Semla

Semla

Dessert says a lot about a place and its people.

Hints about attitudes toward leisure, pleasure, and extravagance are revealed by the time, care and resources a country dedicates to what some people might call a non-essential food group. (Note: I am not one of those people.) A region’s finest fruits are proudly featured in tarts and pies, and the best of the season’s produce and cream are often the foundation of beloved holiday sweets.

It’s with good reason that the French speak of their madeleines; sweet things are the stuff of childhood, and memories of gatherings with loved ones take on an extra sparkle when seen through a veil of sugar. Behind every cherished cake recipe are the histories of countless grandmothers setting down stools to help little ones stir the batter. All this can be sensed when you first taste the specialty of the region you’re in.

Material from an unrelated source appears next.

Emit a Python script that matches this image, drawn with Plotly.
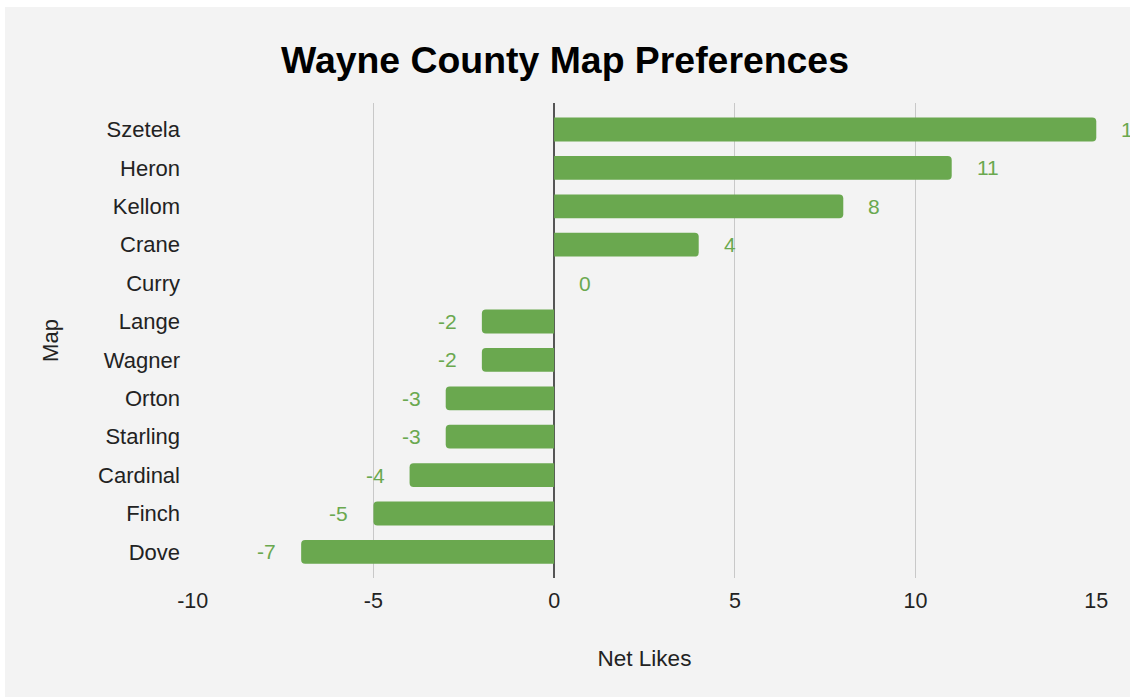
import plotly.graph_objects as go

maps = ["Szetela", "Heron", "Kellom", "Crane", "Curry", "Lange", "Wagner",
        "Orton", "Starling", "Cardinal", "Finch", "Dove"]
net_likes = [15, 11, 8, 4, 0, -2, -2, -3, -3, -4, -5, -7]
x_ticks = [-10, -5, 0, 5, 10, 15]

GREEN = "#6aa84f"
BG = "#f3f3f3"
FONT = "Liberation Sans, Arial, sans-serif"

W, H = 1130, 698
ML, MR, MT, MB = 192, 33, 103, 120
PW, PH = W - ML - MR, H - MT - MB

fig = go.Figure()
fig.add_trace(go.Bar(
    x=net_likes, y=list(range(len(maps))), orientation="h",
    marker=dict(color=GREEN, line=dict(width=0)),
    width=0.62, hoverinfo="skip",
))

annotations = []
for i, v in enumerate(net_likes):
    annotations.append(dict(
        x=v, y=i, xref="x", yref="y", text=str(v), showarrow=False,
        xanchor="right" if v < 0 else "left",
        xshift=-23 if v < 0 else 23,
        font=dict(family=FONT, size=21, color=GREEN),
    ))

def px_x(p):
    return (p - ML) / PW

def px_y(p):
    return (H - MB - p) / PH

shapes = [
    dict(type="rect", xref="paper", yref="paper", layer="above",
         x0=px_x(-5), x1=px_x(W + 5), y0=px_y(7), y1=px_y(-5),
         fillcolor="white", line=dict(width=0)),
    dict(type="rect", xref="paper", yref="paper", layer="above",
         x0=px_x(-5), x1=px_x(5), y0=px_y(H + 5), y1=px_y(-5),
         fillcolor="white", line=dict(width=0)),
    dict(type="rect", xref="paper", yref="paper", layer="above",
         x0=px_x(-5), x1=px_x(W + 5), y0=px_y(H + 5), y1=px_y(H - 1),
         fillcolor="white", line=dict(width=0)),
]

fig.update_layout(
    width=W, height=H,
    margin=dict(l=ML, r=MR, t=MT, b=MB, pad=0),
    paper_bgcolor=BG, plot_bgcolor=BG,
    barcornerradius=4,
    showlegend=False,
    title=dict(text="<b>Wayne County Map Preferences</b>", x=0.5, xref="container",
               y=1 - 60 / H, yref="container", xanchor="center", yanchor="middle",
               font=dict(family=FONT, size=37.4, color="#000000")),
    font=dict(family=FONT, color="#222222"),
    annotations=annotations,
    shapes=shapes,
)
fig.update_xaxes(
    range=[-10.02, 15.02], tickvals=x_ticks, ticktext=[str(t) for t in x_ticks],
    showgrid=True, gridcolor="#c8c8c8", gridwidth=1,
    zeroline=True, zerolinecolor="#555555", zerolinewidth=2,
    showline=False, ticks="", ticklabelstandoff=7,
    tickfont=dict(family=FONT, size=21.5, color="#222222"),
    title=dict(text="Net Likes", standoff=38,
               font=dict(family=FONT, size=22.5, color="#222222")),
)
fig.update_yaxes(
    range=[11.68, -0.69], tickvals=list(range(len(maps))), ticktext=maps,
    showgrid=False, zeroline=False, showline=False, ticks="",
    ticklabelstandoff=11,
    tickfont=dict(family=FONT, size=22, color="#222222"),
    title=dict(text="Map", standoff=33,
               font=dict(family=FONT, size=22, color="#222222")),
)

fig.write_html(
    "out.html",
    config={"displayModeBar": False},
    post_script="document.body.style.margin='0';document.body.style.overflow='hidden';",
)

So a good bakery is one of the first things I look for when I arrive in a new city. (Anything in the name of research.) When I walked into my first bakery in Sweden, my eye was immediately drawn to rows upon rows of enormous cream puffs. Seeing as this was a small town on a Tuesday, I was baffled by the sheer number and sorry for the poor soul who would be left with the ones at the back, no doubt many days later. Or so I thought.

It turns out that this baseball-sized confection, called a semla, is serious business in Sweden, and those I saw in the konditori that day likely sold out long before the doors shut for the evening. The average Swede eats five of these traditional Easter pastries every year, so I definitely have some catching up to do.

The size of the semla makes a little more sense once you get the chance to taste it. It’s not so much a cream puff as a cream bun. The bread is soft and light; a little like what you’d find in a homemade cinnamon roll or hot cross bun. The creamy filling is not the heavy, solid mass you get in a lot of similar-looking North American treats. Instead, it’s a delicate, only-just-sweet whipped cream flavored with cardamom to give it depth. Between the bread and the cream is a thin, subtle layer of marzipan that adds a little richness without overpowering the flavor.

Nothing I write could convey to you how delicious this is, and I can definitely see why they’re advertised on big signs outside every place that sells them. At our bakery in Älmhult, they even get their very own bags.

Semlor

The plural form of semla is semlor, which sounds to me like the name of a villain in the Lord of the Rings. (Semlor. WE MEET AGAIN…Hardcore traditionalists are said to eat semlor by placing them in a bowl and pouring hot milk overtop. I’ve been assured this is delicious, but I can’t bring myself to do it. (Wouldn’t the milk melt away all the whipped cream?)

If you’re looking for something a little different to serve your sweetie pie this Valentine’s Day, I’ve included a recipe for semlor here. Who knows? It may even win you a princess.

Thanks to a cream bun...Thanks to a cream bun...

Semlor (recipe from Ewa at delishhh.com)

Yield: 16-20 buns

Total Time: 2 hours

6 tbsp butter
1 cup milk
1 packet dry yeast or 50g of fresh yeast
1 pinch salt
3 tbsp sugar
3 cups flour
1 tsp cardamom
2 eggs, beaten (one for brushing)

Filling:
10 oz. almond paste (recipe below)
1/2 cup milk (only if you are using store-bought almond paste)
1  1/2 cup whipping cream
confectioners (icing) sugar

Almond paste:
3/4 cups almonds or 3/4 cups almond meal (you can get this at Trader Joe’s or any organic food store)
1/2 cup milk
1/2 cup sugar

Melt the butter in a saucepan, pour in the milk, and heat until lukewarm (99° F). Pour the yeast in a bowl (crumble the yeast if using fresh), and stir in a little of the warm butter-milk mixture until the yeast is completely dissolved. Add the rest of the butter/milk mixture, 1 egg, salt, sugar, cardamom and most of the flour (save some for kneading). Work the dough. It should loosen from the edges of the bowl.

Allow the dough to rise under a towel/cloth for 40 minutes. Sprinkle remaining flour on the counter, place the dough there and knead a few minutes, getting rid of any air pockets. Roll the dough into one big ball. Divide into 16-20 pieces. Make each piece into a round ball and place on a baking sheet with parchment paper. Allow buns to rise for  30 minutes.

Preheat the oven to 440° F.

Brush the buns with the beaten egg and bake them for about 10 minutes in the middle of the oven or until golden brown. Let them cool on an oven rack under a towel/cloth.

Once cooled, cut off the very top of each bun. With your fingers, scoop out the insides and put them in a bowl.

If you don’t have store-bought almond paste, this is a good time to make it. Warm the milk and pour it, together with the almonds/almond meal, sugar, and the insides of the buns into a food processor to make a nice smooth paste. The warm milk will melt the sugar.

If you have store-bought almond paste, crumble it into a food processor, add the insides of the buns, and process with a little milk to make a smooth paste.

Put the almond filling into the buns. Whip the cream and put a large dollop in every bun. Put the tops back on and sift some confectioners’ sugar overtop.